Diz Avelino Oliveira, presidente da Ordem dos Arquitetos (OA), que temos estado “a fazer as nossas cidades como um conjunto de lotes”, o que, em parte, acontece porque os instrumentos de planeamento que existem — Planos de Pormenor (PP) ou Planos Diretores Municipais (PDM) — demoram muito tempo a ser aprovados, acrescenta Miguel Saraiva. “Um plano de pormenor responde a necessidades, mas a média da sua publicação são 10 anos desde que foi desenhado. Ao fim de 10 anos esse plano está desatualizado.” A isto acresce o tempo que demora a aprovar o projeto, por exemplo, de um edifício. “Hoje em dia, demora mais a aprovar um projeto do que a construí-lo. Perguntam-nos quanto tempo vai demorar, mas não sabemos”, repara Avelino Oliveira, referindo que cada câmara tem os seus prazos.

O papel da habitação acessível

Independentemente dos riscos que existem em construir estas casas “em emergência”, como sublinha Miguel Saraiva, o sentimento geral é de que elas são muito necessárias. E não é só por haver pouca oferta e os preços estarem altos face aos rendimentos dos portugueses. É também porque o Estado deixou de fazer casas há cerca de 40 anos e, segundo o arquiteto, a existência de um plano de habitação pública “tem um papel regulador de preço”, porque são casas com preços mais baixos que influenciam todo o mercado. E, dado a escassez de habitação pública que existe atualmente — apenas 2% das casas em Portugal —, “esta regulação vai ser muito difícil de acontecer nos próximos anos”.

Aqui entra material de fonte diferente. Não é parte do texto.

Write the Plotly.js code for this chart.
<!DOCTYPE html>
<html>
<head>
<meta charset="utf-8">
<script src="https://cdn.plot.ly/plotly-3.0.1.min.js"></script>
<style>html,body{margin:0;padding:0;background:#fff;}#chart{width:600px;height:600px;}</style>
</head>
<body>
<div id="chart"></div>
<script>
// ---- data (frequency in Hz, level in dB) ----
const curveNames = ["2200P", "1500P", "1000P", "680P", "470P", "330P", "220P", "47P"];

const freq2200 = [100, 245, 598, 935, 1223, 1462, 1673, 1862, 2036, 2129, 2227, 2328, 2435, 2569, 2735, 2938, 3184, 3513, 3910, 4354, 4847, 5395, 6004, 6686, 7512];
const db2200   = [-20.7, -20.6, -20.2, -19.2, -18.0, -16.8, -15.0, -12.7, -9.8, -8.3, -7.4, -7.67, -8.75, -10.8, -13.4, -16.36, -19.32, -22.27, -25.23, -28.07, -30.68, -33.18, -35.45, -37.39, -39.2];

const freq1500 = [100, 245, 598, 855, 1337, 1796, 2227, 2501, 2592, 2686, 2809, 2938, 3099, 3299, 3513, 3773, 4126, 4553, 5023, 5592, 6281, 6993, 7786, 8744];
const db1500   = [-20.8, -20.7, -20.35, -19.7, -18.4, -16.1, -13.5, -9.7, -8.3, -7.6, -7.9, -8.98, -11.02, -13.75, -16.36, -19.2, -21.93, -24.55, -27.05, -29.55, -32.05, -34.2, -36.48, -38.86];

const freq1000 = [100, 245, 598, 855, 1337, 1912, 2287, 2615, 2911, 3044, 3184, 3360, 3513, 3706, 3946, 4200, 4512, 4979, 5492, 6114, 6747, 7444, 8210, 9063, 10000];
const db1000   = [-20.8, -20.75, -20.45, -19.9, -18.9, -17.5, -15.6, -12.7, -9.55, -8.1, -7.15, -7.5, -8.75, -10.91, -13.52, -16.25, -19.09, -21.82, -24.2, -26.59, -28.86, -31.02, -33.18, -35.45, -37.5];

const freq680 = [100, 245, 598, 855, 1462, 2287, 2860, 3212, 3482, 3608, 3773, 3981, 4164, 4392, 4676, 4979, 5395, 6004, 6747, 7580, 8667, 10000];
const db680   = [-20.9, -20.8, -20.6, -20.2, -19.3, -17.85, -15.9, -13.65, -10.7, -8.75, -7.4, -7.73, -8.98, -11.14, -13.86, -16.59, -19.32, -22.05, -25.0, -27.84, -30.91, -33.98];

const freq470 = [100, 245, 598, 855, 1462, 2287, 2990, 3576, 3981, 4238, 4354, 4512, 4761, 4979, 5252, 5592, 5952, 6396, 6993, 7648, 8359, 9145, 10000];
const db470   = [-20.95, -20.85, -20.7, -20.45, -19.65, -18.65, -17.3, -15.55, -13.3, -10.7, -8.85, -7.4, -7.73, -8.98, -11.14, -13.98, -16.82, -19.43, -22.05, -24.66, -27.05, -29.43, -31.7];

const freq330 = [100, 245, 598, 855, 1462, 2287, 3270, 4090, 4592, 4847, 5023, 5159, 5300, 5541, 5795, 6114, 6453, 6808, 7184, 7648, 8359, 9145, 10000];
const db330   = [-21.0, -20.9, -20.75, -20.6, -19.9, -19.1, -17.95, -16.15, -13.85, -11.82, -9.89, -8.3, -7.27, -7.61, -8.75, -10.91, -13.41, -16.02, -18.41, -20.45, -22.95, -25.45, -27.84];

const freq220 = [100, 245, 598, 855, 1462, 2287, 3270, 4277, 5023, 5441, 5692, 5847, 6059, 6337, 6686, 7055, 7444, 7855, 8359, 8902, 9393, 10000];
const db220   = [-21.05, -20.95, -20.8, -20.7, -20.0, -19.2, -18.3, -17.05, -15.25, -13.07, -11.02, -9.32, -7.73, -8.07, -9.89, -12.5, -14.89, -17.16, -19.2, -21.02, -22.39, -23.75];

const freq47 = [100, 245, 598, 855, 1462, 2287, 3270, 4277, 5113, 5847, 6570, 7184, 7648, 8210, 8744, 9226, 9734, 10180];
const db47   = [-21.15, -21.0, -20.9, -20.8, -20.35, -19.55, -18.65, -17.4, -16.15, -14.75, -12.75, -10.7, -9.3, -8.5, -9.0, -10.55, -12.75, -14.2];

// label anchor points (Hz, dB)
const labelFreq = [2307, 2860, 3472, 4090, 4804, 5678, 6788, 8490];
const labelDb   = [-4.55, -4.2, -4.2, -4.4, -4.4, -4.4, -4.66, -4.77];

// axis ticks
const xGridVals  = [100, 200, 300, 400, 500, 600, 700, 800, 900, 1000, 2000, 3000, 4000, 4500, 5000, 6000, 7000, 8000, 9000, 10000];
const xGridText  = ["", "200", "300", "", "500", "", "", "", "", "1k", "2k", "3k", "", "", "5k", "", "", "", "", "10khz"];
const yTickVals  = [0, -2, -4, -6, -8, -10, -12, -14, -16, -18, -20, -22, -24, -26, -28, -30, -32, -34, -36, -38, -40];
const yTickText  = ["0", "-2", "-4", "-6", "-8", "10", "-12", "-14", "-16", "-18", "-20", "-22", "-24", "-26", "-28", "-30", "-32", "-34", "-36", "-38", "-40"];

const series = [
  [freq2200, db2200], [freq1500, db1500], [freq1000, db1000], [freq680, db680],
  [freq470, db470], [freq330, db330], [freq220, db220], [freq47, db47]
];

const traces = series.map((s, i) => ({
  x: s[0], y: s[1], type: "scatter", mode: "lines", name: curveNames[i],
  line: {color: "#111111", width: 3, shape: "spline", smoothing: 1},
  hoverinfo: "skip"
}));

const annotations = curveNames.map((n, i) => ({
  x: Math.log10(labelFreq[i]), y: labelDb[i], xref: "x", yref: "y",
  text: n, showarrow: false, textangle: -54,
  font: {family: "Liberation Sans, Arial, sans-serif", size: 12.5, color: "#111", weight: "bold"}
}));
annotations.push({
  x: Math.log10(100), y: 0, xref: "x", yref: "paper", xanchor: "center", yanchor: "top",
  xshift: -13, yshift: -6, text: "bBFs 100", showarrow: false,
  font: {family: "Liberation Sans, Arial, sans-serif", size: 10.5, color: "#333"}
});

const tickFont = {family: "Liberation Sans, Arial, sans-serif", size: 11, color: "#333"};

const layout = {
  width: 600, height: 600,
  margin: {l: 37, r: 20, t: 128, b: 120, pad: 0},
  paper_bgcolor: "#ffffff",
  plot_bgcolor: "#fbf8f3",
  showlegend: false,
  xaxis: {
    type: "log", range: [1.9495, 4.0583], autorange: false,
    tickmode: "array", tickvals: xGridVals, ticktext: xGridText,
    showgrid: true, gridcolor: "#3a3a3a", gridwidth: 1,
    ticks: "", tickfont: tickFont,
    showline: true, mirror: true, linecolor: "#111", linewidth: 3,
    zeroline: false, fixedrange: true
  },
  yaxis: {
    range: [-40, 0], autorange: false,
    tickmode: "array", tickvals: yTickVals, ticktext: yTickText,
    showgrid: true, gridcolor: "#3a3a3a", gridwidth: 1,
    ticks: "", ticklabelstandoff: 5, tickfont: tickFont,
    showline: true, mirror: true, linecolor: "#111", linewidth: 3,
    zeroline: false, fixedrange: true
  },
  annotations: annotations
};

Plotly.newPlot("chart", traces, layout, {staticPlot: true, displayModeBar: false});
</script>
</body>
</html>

Os arquitetos entendem que a sociedade não reconhece o papel transformador da profissão

Por isso defende “um quadro legal e fiscal favorável”, que inclua, por exemplo, IVA a 6% para habitações construídas para arrendamento acessível. E ainda a criação de parcerias público-privadas, porque “somos um país pequeno e porque os privados têm outra dinâmica e vontade de fazer”. Além disso, argumenta Avelino Oliveira, seria importante que a profissão voltasse a ter um maior relevo nas decisões políticas. “Os arquitetos são o elemento que interceta todos os outros intervenientes nas políticas de habitação”, mas “não são tidos nem achados no problema da habitação”, lembrando que deviam ter sido ouvidos para os programas dos Governos de António Costa e de Luís Montenegro — o Mais Habitação e o Construir Portugal.

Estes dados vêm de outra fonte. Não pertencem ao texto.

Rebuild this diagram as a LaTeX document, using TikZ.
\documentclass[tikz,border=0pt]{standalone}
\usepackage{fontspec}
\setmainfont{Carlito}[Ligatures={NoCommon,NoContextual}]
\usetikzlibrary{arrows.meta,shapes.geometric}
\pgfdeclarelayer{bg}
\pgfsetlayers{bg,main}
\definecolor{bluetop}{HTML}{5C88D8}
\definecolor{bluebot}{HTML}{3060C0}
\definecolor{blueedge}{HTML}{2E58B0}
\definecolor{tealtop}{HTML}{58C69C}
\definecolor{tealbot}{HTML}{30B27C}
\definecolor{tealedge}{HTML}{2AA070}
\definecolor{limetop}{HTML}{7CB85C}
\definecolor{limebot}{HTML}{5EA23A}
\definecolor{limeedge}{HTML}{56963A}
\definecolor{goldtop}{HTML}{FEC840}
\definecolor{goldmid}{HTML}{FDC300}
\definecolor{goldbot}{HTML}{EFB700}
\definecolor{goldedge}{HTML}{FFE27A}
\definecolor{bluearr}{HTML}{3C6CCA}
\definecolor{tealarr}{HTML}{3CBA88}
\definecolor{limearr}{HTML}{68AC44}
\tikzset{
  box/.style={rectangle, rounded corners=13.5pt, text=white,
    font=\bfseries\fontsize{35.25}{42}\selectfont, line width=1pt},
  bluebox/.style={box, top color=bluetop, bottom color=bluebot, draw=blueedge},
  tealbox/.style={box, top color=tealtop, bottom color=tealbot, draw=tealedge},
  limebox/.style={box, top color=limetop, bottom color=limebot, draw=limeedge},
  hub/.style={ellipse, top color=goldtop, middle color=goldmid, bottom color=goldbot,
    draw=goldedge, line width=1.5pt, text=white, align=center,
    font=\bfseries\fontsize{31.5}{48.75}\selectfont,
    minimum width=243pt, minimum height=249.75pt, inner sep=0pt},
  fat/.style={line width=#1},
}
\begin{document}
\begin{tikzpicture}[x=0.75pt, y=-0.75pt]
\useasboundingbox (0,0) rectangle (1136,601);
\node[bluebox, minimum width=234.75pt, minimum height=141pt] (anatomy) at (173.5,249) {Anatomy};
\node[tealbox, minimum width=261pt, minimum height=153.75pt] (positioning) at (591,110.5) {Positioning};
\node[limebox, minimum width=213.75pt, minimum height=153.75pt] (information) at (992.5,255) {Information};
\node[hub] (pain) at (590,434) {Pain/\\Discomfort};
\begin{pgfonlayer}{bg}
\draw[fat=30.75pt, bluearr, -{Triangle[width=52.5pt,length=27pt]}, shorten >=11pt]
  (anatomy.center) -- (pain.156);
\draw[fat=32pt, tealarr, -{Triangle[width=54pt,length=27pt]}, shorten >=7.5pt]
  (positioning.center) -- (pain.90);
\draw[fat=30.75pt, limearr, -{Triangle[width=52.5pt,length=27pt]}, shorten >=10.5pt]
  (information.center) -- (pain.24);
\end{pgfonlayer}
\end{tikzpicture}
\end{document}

Este foi, aliás, o tema da conferência “O impacto da arquitetura na transformação das cidades”, que decorreu na semana passada em Leiria no âmbito dos Prémios do Imobiliário, uma iniciativa do Expresso e da SIC Notícias e que vai já na sétima edição. Para os três arquitetos convidados a profissão tem vindo a perder relevância de uma forma geral. E não devia. “O arquiteto tem um papel transformador. É indutor de alterações económicas e sociais, seja nos edifícios seja nas cidades, mas a sociedade não o reconhece. Se perguntarmos à classe média qual o papel do arquiteto, não saberá responder”, considera Miguel Saraiva.